╭─ EXERCISE DATA

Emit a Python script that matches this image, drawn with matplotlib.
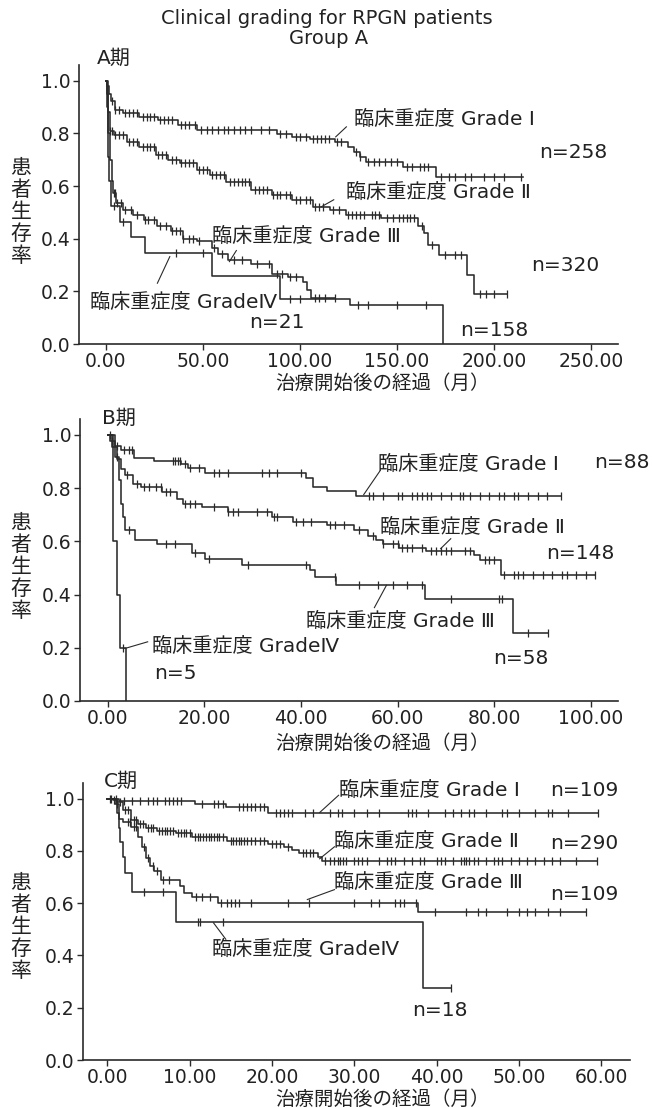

╰─
╭─ EXERCISE DATA

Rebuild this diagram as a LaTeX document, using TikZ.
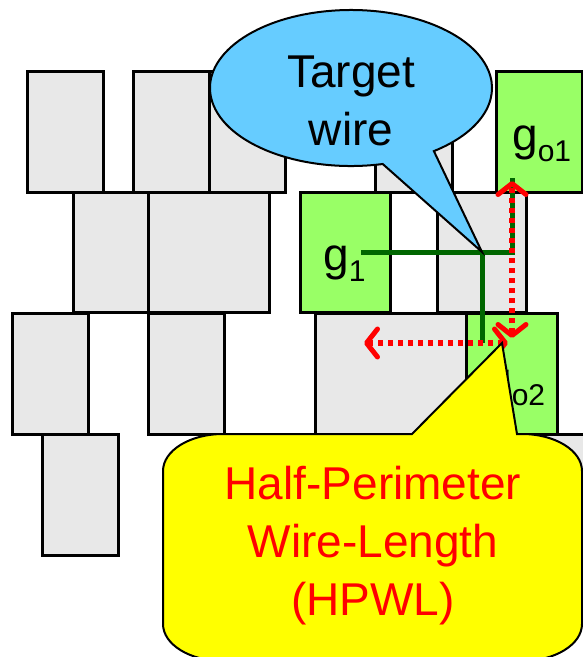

╰─
╭─ EXERCISE DATA

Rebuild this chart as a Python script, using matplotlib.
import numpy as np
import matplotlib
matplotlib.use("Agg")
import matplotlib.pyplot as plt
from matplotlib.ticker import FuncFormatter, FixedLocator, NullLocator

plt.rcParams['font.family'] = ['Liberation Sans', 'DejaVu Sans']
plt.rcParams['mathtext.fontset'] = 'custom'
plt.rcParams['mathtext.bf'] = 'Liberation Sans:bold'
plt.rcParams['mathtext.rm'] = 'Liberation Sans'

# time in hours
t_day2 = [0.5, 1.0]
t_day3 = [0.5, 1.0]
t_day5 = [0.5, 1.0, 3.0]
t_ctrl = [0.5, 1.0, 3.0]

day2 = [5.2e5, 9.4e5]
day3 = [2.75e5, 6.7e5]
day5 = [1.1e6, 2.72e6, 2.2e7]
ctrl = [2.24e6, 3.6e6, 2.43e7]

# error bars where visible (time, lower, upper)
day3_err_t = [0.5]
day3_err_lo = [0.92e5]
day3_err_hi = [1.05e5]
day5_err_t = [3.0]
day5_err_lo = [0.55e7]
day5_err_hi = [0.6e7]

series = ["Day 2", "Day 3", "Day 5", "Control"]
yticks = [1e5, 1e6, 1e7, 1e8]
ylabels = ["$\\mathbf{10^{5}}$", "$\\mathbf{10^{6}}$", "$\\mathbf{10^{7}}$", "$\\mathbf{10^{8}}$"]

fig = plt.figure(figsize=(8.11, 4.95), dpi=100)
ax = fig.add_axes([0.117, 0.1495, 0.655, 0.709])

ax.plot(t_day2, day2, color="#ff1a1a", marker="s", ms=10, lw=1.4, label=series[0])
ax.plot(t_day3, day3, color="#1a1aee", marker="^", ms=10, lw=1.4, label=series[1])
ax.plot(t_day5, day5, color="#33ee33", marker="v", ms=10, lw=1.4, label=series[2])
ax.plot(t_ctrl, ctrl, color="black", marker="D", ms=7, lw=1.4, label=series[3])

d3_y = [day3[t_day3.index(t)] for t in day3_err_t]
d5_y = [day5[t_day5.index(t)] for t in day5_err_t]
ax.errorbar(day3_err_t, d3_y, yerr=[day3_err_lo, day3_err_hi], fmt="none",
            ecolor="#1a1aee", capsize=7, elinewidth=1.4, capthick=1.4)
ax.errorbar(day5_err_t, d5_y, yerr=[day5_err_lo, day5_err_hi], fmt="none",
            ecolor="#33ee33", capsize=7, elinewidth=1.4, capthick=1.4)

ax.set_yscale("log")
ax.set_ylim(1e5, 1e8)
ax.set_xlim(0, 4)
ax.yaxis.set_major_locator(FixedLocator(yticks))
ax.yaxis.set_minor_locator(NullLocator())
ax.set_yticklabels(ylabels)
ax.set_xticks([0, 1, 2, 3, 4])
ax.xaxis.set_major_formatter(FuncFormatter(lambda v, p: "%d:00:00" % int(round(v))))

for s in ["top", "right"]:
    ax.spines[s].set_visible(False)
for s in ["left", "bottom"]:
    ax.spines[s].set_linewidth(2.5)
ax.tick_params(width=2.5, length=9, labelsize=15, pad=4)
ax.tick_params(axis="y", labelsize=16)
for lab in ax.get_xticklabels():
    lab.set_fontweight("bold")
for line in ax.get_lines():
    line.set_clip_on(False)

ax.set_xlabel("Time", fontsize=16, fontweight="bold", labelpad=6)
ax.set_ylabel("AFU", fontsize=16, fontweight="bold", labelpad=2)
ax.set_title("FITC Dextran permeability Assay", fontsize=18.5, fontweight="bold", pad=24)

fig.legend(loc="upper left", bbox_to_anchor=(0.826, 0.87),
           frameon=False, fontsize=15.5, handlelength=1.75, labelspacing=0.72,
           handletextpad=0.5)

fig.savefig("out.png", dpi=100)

╰─

EXERCISE OBJECTIVE.
Give again, word for word, the lines starting at the line that has "Rebuild this chart" and ending at the line that has "ms=7, lw=1.4, label=series[3])", with both of those lines included and nothing else.

SOLUTION TO THE PROBLEM.
Rebuild this chart as a Python script, using matplotlib.
import numpy as np
import matplotlib
matplotlib.use("Agg")
import matplotlib.pyplot as plt
from matplotlib.ticker import FuncFormatter, FixedLocator, NullLocator

plt.rcParams['font.family'] = ['Liberation Sans', 'DejaVu Sans']
plt.rcParams['mathtext.fontset'] = 'custom'
plt.rcParams['mathtext.bf'] = 'Liberation Sans:bold'
plt.rcParams['mathtext.rm'] = 'Liberation Sans'

# time in hours
t_day2 = [0.5, 1.0]
t_day3 = [0.5, 1.0]
t_day5 = [0.5, 1.0, 3.0]
t_ctrl = [0.5, 1.0, 3.0]

day2 = [5.2e5, 9.4e5]
day3 = [2.75e5, 6.7e5]
day5 = [1.1e6, 2.72e6, 2.2e7]
ctrl = [2.24e6, 3.6e6, 2.43e7]

# error bars where visible (time, lower, upper)
day3_err_t = [0.5]
day3_err_lo = [0.92e5]
day3_err_hi = [1.05e5]
day5_err_t = [3.0]
day5_err_lo = [0.55e7]
day5_err_hi = [0.6e7]

series = ["Day 2", "Day 3", "Day 5", "Control"]
yticks = [1e5, 1e6, 1e7, 1e8]
ylabels = ["$\\mathbf{10^{5}}$", "$\\mathbf{10^{6}}$", "$\\mathbf{10^{7}}$", "$\\mathbf{10^{8}}$"]

fig = plt.figure(figsize=(8.11, 4.95), dpi=100)
ax = fig.add_axes([0.117, 0.1495, 0.655, 0.709])

ax.plot(t_day2, day2, color="#ff1a1a", marker="s", ms=10, lw=1.4, label=series[0])
ax.plot(t_day3, day3, color="#1a1aee", marker="^", ms=10, lw=1.4, label=series[1])
ax.plot(t_day5, day5, color="#33ee33", marker="v", ms=10, lw=1.4, label=series[2])
ax.plot(t_ctrl, ctrl, color="black", marker="D", ms=7, lw=1.4, label=series[3])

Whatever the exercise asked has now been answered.